* DIRECTION: Locate each line of the material that contains "this", then return it.

Data items:
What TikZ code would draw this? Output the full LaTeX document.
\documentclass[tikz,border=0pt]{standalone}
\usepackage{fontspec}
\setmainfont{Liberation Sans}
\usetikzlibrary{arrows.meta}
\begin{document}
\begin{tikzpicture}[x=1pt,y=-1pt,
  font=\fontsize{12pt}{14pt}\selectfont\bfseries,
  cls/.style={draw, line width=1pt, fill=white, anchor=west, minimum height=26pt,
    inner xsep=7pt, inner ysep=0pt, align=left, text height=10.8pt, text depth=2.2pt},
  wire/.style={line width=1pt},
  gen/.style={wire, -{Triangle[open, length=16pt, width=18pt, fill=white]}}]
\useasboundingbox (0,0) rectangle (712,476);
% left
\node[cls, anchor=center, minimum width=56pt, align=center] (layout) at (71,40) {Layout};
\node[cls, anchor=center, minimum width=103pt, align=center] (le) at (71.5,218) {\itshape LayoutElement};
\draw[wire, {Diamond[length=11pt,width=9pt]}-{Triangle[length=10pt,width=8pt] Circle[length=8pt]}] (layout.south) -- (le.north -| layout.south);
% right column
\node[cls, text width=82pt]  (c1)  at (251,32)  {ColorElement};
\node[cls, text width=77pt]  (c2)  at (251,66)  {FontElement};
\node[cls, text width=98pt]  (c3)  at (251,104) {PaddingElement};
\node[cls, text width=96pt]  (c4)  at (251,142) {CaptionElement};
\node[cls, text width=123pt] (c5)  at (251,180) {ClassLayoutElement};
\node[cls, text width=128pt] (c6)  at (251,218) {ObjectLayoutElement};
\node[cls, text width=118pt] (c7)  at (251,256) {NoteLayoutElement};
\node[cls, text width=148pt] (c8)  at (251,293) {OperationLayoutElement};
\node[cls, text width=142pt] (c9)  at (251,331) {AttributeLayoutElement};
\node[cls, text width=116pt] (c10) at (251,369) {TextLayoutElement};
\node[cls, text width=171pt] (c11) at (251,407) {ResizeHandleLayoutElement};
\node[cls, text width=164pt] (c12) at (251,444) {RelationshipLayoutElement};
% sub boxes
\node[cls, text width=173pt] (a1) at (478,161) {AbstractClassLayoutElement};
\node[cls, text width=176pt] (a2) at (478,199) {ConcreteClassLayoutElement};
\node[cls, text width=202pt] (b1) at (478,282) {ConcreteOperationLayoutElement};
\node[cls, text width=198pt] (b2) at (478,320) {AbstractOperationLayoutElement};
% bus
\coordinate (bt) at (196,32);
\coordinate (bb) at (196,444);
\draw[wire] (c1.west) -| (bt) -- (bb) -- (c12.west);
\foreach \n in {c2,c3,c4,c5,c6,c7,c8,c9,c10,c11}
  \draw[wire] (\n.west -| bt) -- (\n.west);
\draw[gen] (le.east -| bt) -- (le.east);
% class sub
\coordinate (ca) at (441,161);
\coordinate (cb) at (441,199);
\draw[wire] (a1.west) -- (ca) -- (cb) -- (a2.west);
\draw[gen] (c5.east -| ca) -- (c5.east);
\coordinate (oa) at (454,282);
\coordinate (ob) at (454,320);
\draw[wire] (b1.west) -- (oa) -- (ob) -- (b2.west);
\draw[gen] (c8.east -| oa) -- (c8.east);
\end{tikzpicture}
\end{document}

* * *

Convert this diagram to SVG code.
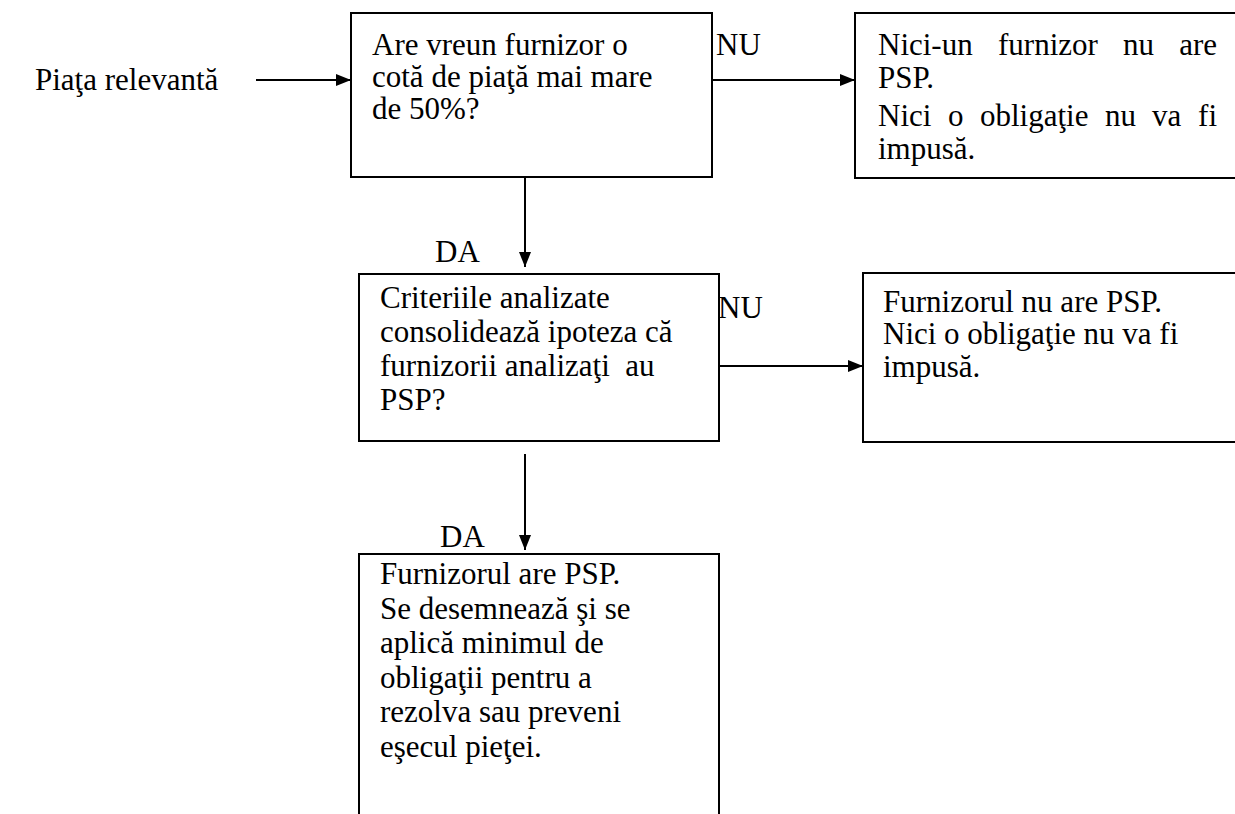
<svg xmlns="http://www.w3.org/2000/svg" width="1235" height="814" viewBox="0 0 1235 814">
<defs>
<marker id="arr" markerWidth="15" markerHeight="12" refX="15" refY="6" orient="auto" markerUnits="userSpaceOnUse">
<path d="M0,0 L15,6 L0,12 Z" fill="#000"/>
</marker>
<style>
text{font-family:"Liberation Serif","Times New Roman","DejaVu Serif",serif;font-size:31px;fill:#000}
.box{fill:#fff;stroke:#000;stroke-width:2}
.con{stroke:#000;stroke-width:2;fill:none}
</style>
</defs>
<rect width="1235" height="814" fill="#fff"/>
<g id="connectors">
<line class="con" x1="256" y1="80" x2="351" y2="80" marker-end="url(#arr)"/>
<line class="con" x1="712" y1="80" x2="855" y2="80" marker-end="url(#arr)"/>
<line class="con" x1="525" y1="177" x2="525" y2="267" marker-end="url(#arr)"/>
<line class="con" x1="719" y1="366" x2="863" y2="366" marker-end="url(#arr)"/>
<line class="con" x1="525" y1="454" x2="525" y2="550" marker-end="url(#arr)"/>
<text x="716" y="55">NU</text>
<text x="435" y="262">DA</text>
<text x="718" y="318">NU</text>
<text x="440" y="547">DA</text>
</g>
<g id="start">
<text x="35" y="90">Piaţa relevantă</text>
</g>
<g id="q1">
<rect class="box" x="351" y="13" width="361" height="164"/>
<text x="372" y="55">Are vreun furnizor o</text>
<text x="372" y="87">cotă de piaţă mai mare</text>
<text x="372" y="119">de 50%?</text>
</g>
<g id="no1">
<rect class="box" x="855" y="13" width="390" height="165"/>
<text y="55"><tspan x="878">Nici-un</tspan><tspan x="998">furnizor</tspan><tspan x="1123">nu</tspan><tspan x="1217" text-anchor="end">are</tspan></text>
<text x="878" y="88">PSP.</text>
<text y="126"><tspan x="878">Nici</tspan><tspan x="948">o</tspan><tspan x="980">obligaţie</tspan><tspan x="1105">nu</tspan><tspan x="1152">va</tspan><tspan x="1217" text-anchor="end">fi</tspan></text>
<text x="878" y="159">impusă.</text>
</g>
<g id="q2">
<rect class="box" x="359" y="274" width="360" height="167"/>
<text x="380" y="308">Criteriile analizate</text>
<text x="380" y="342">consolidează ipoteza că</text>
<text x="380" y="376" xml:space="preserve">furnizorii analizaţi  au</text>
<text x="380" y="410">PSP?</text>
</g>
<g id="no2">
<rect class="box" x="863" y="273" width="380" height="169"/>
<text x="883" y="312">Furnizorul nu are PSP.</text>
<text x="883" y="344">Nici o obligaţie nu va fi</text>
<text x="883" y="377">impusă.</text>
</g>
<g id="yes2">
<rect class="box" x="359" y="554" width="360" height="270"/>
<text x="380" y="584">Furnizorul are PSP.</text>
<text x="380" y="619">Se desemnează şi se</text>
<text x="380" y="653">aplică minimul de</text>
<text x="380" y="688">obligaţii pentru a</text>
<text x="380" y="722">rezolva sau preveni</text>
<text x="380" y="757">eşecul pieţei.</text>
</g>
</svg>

* RESPONSE:
What TikZ code would draw this? Output the full LaTeX document.
Convert this diagram to SVG code.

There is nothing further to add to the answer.